• [Provided data]
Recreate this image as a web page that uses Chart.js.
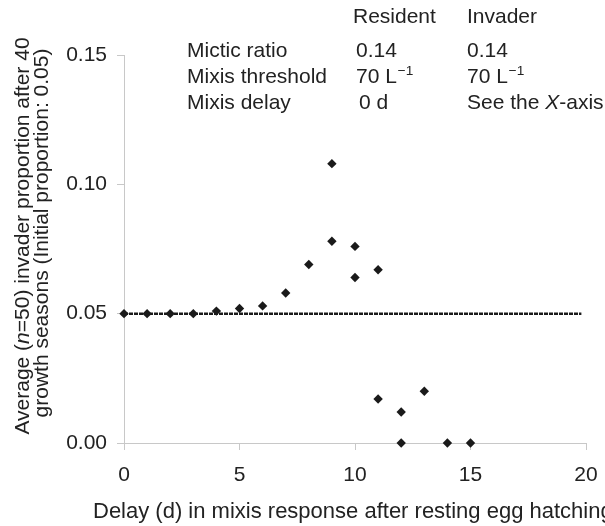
<!DOCTYPE html>
<html>
<head>
<meta charset="utf-8">
<script src="https://cdn.jsdelivr.net/npm/chart.js@4"></script>
<style>
  body { margin: 0; background: #fff; }
</style>
</head>
<body>
<canvas id="delayChart" width="605" height="526"></canvas>
<script>
// 侵入者の割合（40シーズン後）
var delayDays = [0, 1, 2, 3, 4, 5, 6, 7, 8, 9, 9, 10, 10, 11, 11, 12, 12, 13, 14, 15];
var invaderProportion = [0.050, 0.050, 0.050, 0.050, 0.051, 0.052, 0.053, 0.058, 0.069, 0.078,
    0.108, 0.076, 0.064, 0.067, 0.017, 0.012, 0.000, 0.020, 0.000, 0.000];

// 初期割合の線
var initialLineX = [0, 19.8];
var initialLineY = [0.05, 0.05];

var xTicks = [0, 5, 10, 15, 20];
var yTicks = [0, 0.05, 0.10, 0.15];

var tableHeader = ['Resident', 'Invader'];
var tableLabels = ['Mictic ratio', 'Mixis threshold', 'Mixis delay'];
var residentValues = ['0.14', '70 L^\u22121', '0 d'];
var invaderValues = ['0.14', '70 L^\u22121', 'See the *X*-axis'];

var FONT = '"Liberation Sans", Arial, Helvetica, sans-serif';
var TEXT = '#222';

// "^" = superscript, "*...*" = italic
function parseRich(str) {
    var parts = [];
    var m = str.split('^');
    var italic = false;
    m[0].split('*').forEach(function (s, i) {
        if (i > 0) italic = !italic;
        if (s) parts.push({ t: s, i: italic });
    });
    if (m[1]) parts.push({ t: m[1], sup: true });
    return parts;
}

function richWidth(ctx, parts, size) {
    var w = 0;
    parts.forEach(function (p) {
        ctx.font = (p.i ? 'italic ' : '') + (p.sup ? size * 0.65 : size) + 'px ' + FONT;
        w += ctx.measureText(p.t).width;
    });
    return w;
}

function drawRich(ctx, str, x, y, size) {
    var parts = parseRich(str);
    parts.forEach(function (p) {
        ctx.font = (p.i ? 'italic ' : '') + (p.sup ? size * 0.65 : size) + 'px ' + FONT;
        ctx.fillText(p.t, x + (p.sup ? 1 : 0), p.sup ? y - size * 0.4 : y);
        x += ctx.measureText(p.t).width + (p.sup ? 1 : 0);
    });
}

var textPlugin = {
    id: 'textPlugin',
    afterDraw: function (chart) {
        var ctx = chart.ctx;
        ctx.save();
        ctx.fillStyle = TEXT;
        ctx.textAlign = 'left';
        ctx.textBaseline = 'alphabetic';

        // 表
        drawRich(ctx, tableHeader[0], 353, 23, 21);
        drawRich(ctx, tableHeader[1], 467, 23, 21);
        var rowY = [57, 83, 109];
        for (var i = 0; i < tableLabels.length; i++) {
            drawRich(ctx, tableLabels[i], 187, rowY[i], 21);
            drawRich(ctx, residentValues[i], i == 2 ? 359 : 356, rowY[i], 21);
            drawRich(ctx, invaderValues[i], 467, rowY[i], 21);
        }

        // 軸タイトル
        drawRich(ctx, 'Delay (d) in mixis response after resting egg hatching', 93, 518, 22);

        var lines = [
            { s: 'Average (*n*=50) invader proportion after 40', x: 29, y: 236 },
            { s: 'growth seasons (Initial proportion: 0.05)', x: 48, y: 233 }
        ];
        lines.forEach(function (l) {
            var w = richWidth(ctx, parseRich(l.s), 21);
            ctx.save();
            ctx.translate(l.x, l.y);
            ctx.rotate(-Math.PI / 2);
            drawRich(ctx, l.s, -w / 2, 0, 21);
            ctx.restore();
        });
        ctx.restore();
    }
};

var points = delayDays.map(function (d, i) {
    return { x: d, y: invaderProportion[i] };
});
var linePoints = initialLineX.map(function (d, i) {
    return { x: d, y: initialLineY[i] };
});

var config = {
    type: 'scatter',
    data: {
        datasets: [{
            label: 'Invader proportion',
            data: points,
            pointStyle: 'rectRot',
            pointRadius: 4.7,
            pointBackgroundColor: '#1a1a1a',
            pointBorderColor: '#1a1a1a',
            pointBorderWidth: 0,
            clip: false,
            order: 1
        }, {
            label: 'Initial proportion',
            type: 'line',
            data: linePoints,
            borderColor: '#1a1a1a',
            borderWidth: 2.5,
            borderDash: [4, 1],
            pointRadius: 0,
            order: 2
        }]
    },
    options: {
        responsive: false,
        animation: false,
        layout: { padding: { top: 55, right: 19, left: 0, bottom: 0 } },
        plugins: {
            legend: { display: false },
            tooltip: { enabled: false }
        },
        scales: {
            x: {
                type: 'linear',
                min: 0,
                max: 20,
                afterBuildTicks: function (scale) {
                    scale.ticks = xTicks.map(function (v) { return { value: v }; });
                },
                afterFit: function (scale) {
                    scale.height = 83;
                    scale.paddingLeft = 0;
                    scale.paddingRight = 0;
                },
                grid: { drawOnChartArea: false, color: '#c8c8c8', tickLength: 7 },
                border: { color: '#c8c8c8' },
                ticks: {
                    color: TEXT,
                    padding: 13,
                    maxRotation: 0,
                    font: { family: FONT, size: 21 }
                }
            },
            y: {
                type: 'linear',
                min: 0,
                max: 0.15,
                afterBuildTicks: function (scale) {
                    scale.ticks = yTicks.map(function (v) { return { value: v }; });
                },
                afterFit: function (scale) { scale.width = 124; },
                grid: { drawOnChartArea: false, color: '#c8c8c8', tickLength: 7 },
                border: { color: '#c8c8c8' },
                ticks: {
                    color: TEXT,
                    padding: 10,
                    font: { family: FONT, size: 21 },
                    callback: function (v) { return v.toFixed(2); }
                }
            }
        }
    },
    plugins: [textPlugin]
};

var delayChart = new Chart(document.getElementById('delayChart'), config);
</script>
</body>
</html>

• [Aim] Every line from the start of the listing above through the line with "var TEXT = '#222';" should be repeated exactly; skip the pictures and add nothing else.

• [Result]
Recreate this image as a web page that uses Chart.js.
<!DOCTYPE html>
<html>
<head>
<meta charset="utf-8">
<script src="https://cdn.jsdelivr.net/npm/chart.js@4"></script>
<style>
  body { margin: 0; background: #fff; }
</style>
</head>
<body>
<canvas id="delayChart" width="605" height="526"></canvas>
<script>
// 侵入者の割合（40シーズン後）
var delayDays = [0, 1, 2, 3, 4, 5, 6, 7, 8, 9, 9, 10, 10, 11, 11, 12, 12, 13, 14, 15];
var invaderProportion = [0.050, 0.050, 0.050, 0.050, 0.051, 0.052, 0.053, 0.058, 0.069, 0.078,
    0.108, 0.076, 0.064, 0.067, 0.017, 0.012, 0.000, 0.020, 0.000, 0.000];

// 初期割合の線
var initialLineX = [0, 19.8];
var initialLineY = [0.05, 0.05];

var xTicks = [0, 5, 10, 15, 20];
var yTicks = [0, 0.05, 0.10, 0.15];

var tableHeader = ['Resident', 'Invader'];
var tableLabels = ['Mictic ratio', 'Mixis threshold', 'Mixis delay'];
var residentValues = ['0.14', '70 L^\u22121', '0 d'];
var invaderValues = ['0.14', '70 L^\u22121', 'See the *X*-axis'];

var FONT = '"Liberation Sans", Arial, Helvetica, sans-serif';
var TEXT = '#222';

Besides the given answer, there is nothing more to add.